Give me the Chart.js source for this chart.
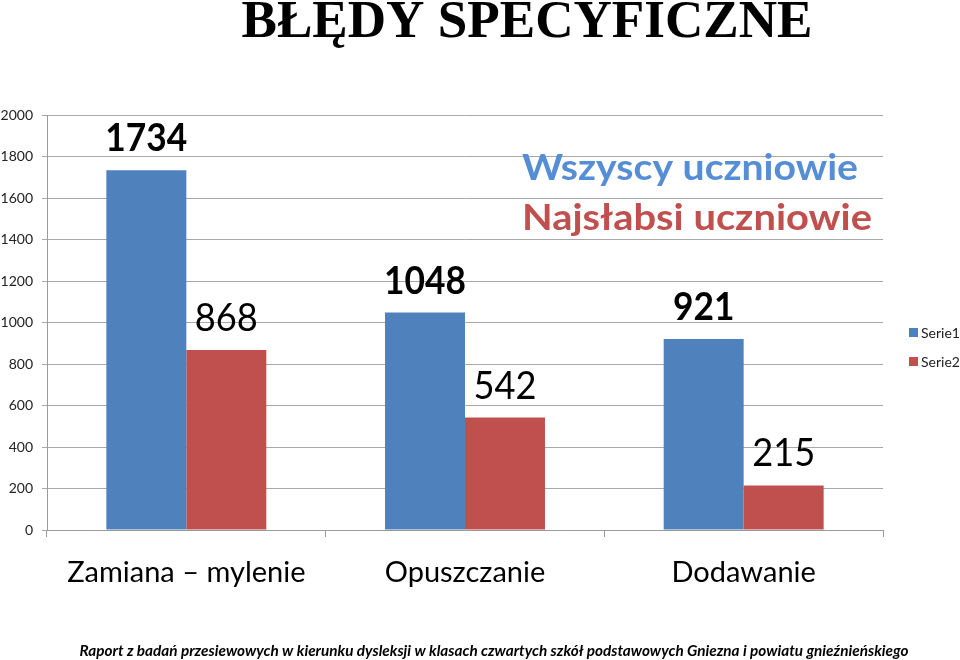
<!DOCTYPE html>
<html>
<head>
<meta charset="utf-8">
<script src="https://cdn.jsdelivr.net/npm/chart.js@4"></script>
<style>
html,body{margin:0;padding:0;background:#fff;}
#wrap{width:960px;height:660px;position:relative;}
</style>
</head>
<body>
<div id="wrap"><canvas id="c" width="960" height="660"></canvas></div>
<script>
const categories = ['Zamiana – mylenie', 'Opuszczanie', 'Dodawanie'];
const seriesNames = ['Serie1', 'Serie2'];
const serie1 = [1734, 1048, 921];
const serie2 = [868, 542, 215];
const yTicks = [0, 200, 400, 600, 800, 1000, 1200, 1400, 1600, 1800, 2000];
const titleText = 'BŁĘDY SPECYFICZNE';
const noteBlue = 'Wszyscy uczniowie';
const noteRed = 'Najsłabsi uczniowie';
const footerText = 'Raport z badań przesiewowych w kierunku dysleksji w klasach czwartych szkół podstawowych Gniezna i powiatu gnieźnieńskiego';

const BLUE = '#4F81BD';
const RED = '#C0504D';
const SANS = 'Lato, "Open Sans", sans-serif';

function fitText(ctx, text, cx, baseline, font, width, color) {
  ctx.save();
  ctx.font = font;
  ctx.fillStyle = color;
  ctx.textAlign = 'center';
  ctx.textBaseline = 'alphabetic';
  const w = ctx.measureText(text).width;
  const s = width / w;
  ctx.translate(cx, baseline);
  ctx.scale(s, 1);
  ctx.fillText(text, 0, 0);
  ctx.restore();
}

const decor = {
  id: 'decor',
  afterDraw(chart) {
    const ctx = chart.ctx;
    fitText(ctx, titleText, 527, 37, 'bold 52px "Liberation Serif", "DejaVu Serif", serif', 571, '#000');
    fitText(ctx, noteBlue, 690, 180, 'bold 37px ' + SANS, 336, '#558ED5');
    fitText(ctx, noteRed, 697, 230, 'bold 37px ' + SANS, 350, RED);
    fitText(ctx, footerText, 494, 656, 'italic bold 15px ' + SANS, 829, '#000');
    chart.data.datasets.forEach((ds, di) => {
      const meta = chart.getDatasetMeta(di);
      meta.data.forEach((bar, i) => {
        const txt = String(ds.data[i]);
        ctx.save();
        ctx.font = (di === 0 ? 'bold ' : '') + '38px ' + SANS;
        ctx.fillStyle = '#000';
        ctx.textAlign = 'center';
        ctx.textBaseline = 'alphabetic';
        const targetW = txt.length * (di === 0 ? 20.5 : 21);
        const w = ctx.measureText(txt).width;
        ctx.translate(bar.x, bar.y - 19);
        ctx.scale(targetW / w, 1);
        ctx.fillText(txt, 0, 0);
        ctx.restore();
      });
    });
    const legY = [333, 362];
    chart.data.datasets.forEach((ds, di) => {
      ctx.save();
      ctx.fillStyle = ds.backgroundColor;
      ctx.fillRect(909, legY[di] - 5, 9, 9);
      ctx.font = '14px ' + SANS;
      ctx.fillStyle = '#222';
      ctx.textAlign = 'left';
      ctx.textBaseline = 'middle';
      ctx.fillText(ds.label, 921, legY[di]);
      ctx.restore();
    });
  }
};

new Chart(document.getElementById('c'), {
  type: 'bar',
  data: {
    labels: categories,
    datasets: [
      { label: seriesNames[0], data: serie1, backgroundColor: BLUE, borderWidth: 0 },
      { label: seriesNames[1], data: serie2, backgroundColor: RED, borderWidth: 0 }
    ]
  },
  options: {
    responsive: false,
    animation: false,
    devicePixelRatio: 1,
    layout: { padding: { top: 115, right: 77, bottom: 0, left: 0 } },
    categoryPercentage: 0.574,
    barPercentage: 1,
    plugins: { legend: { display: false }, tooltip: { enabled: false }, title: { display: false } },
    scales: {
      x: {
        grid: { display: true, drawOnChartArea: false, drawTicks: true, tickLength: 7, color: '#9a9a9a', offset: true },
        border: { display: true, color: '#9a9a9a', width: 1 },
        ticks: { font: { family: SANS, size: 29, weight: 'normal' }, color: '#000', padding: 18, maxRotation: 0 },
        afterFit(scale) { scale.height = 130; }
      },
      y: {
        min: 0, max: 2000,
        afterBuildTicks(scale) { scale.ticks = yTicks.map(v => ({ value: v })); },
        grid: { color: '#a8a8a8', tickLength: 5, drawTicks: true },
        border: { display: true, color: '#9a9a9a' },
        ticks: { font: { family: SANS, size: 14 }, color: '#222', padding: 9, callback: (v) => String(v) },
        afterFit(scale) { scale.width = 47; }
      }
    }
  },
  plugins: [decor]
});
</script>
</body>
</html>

◇ ◇ ◇

Quote the data above in full and without alteration; skip the pictures.

## Solution below
Give me the Chart.js source for this chart.
<!DOCTYPE html>
<html>
<head>
<meta charset="utf-8">
<script src="https://cdn.jsdelivr.net/npm/chart.js@4"></script>
<style>
html,body{margin:0;padding:0;background:#fff;}
#wrap{width:960px;height:660px;position:relative;}
</style>
</head>
<body>
<div id="wrap"><canvas id="c" width="960" height="660"></canvas></div>
<script>
const categories = ['Zamiana – mylenie', 'Opuszczanie', 'Dodawanie'];
const seriesNames = ['Serie1', 'Serie2'];
const serie1 = [1734, 1048, 921];
const serie2 = [868, 542, 215];
const yTicks = [0, 200, 400, 600, 800, 1000, 1200, 1400, 1600, 1800, 2000];
const titleText = 'BŁĘDY SPECYFICZNE';
const noteBlue = 'Wszyscy uczniowie';
const noteRed = 'Najsłabsi uczniowie';
const footerText = 'Raport z badań przesiewowych w kierunku dysleksji w klasach czwartych szkół podstawowych Gniezna i powiatu gnieźnieńskiego';

const BLUE = '#4F81BD';
const RED = '#C0504D';
const SANS = 'Lato, "Open Sans", sans-serif';

function fitText(ctx, text, cx, baseline, font, width, color) {
  ctx.save();
  ctx.font = font;
  ctx.fillStyle = color;
  ctx.textAlign = 'center';
  ctx.textBaseline = 'alphabetic';
  const w = ctx.measureText(text).width;
  const s = width / w;
  ctx.translate(cx, baseline);
  ctx.scale(s, 1);
  ctx.fillText(text, 0, 0);
  ctx.restore();
}

const decor = {
  id: 'decor',
  afterDraw(chart) {
    const ctx = chart.ctx;
    fitText(ctx, titleText, 527, 37, 'bold 52px "Liberation Serif", "DejaVu Serif", serif', 571, '#000');
    fitText(ctx, noteBlue, 690, 180, 'bold 37px ' + SANS, 336, '#558ED5');
    fitText(ctx, noteRed, 697, 230, 'bold 37px ' + SANS, 350, RED);
    fitText(ctx, footerText, 494, 656, 'italic bold 15px ' + SANS, 829, '#000');
    chart.data.datasets.forEach((ds, di) => {
      const meta = chart.getDatasetMeta(di);
      meta.data.forEach((bar, i) => {
        const txt = String(ds.data[i]);
        ctx.save();
        ctx.font = (di === 0 ? 'bold ' : '') + '38px ' + SANS;
        ctx.fillStyle = '#000';
        ctx.textAlign = 'center';
        ctx.textBaseline = 'alphabetic';
        const targetW = txt.length * (di === 0 ? 20.5 : 21);
        const w = ctx.measureText(txt).width;
        ctx.translate(bar.x, bar.y - 19);
        ctx.scale(targetW / w, 1);
        ctx.fillText(txt, 0, 0);
        ctx.restore();
      });
    });
    const legY = [333, 362];
    chart.data.datasets.forEach((ds, di) => {
      ctx.save();
      ctx.fillStyle = ds.backgroundColor;
      ctx.fillRect(909, legY[di] - 5, 9, 9);
      ctx.font = '14px ' + SANS;
      ctx.fillStyle = '#222';
      ctx.textAlign = 'left';
      ctx.textBaseline = 'middle';
      ctx.fillText(ds.label, 921, legY[di]);
      ctx.restore();
    });
  }
};

new Chart(document.getElementById('c'), {
  type: 'bar',
  data: {
    labels: categories,
    datasets: [
      { label: seriesNames[0], data: serie1, backgroundColor: BLUE, borderWidth: 0 },
      { label: seriesNames[1], data: serie2, backgroundColor: RED, borderWidth: 0 }
    ]
  },
  options: {
    responsive: false,
    animation: false,
    devicePixelRatio: 1,
    layout: { padding: { top: 115, right: 77, bottom: 0, left: 0 } },
    categoryPercentage: 0.574,
    barPercentage: 1,
    plugins: { legend: { display: false }, tooltip: { enabled: false }, title: { display: false } },
    scales: {
      x: {
        grid: { display: true, drawOnChartArea: false, drawTicks: true, tickLength: 7, color: '#9a9a9a', offset: true },
        border: { display: true, color: '#9a9a9a', width: 1 },
        ticks: { font: { family: SANS, size: 29, weight: 'normal' }, color: '#000', padding: 18, maxRotation: 0 },
        afterFit(scale) { scale.height = 130; }
      },
      y: {
        min: 0, max: 2000,
        afterBuildTicks(scale) { scale.ticks = yTicks.map(v => ({ value: v })); },
        grid: { color: '#a8a8a8', tickLength: 5, drawTicks: true },
        border: { display: true, color: '#9a9a9a' },
        ticks: { font: { family: SANS, size: 14 }, color: '#222', padding: 9, callback: (v) => String(v) },
        afterFit(scale) { scale.width = 47; }
      }
    }
  },
  plugins: [decor]
});
</script>
</body>
</html>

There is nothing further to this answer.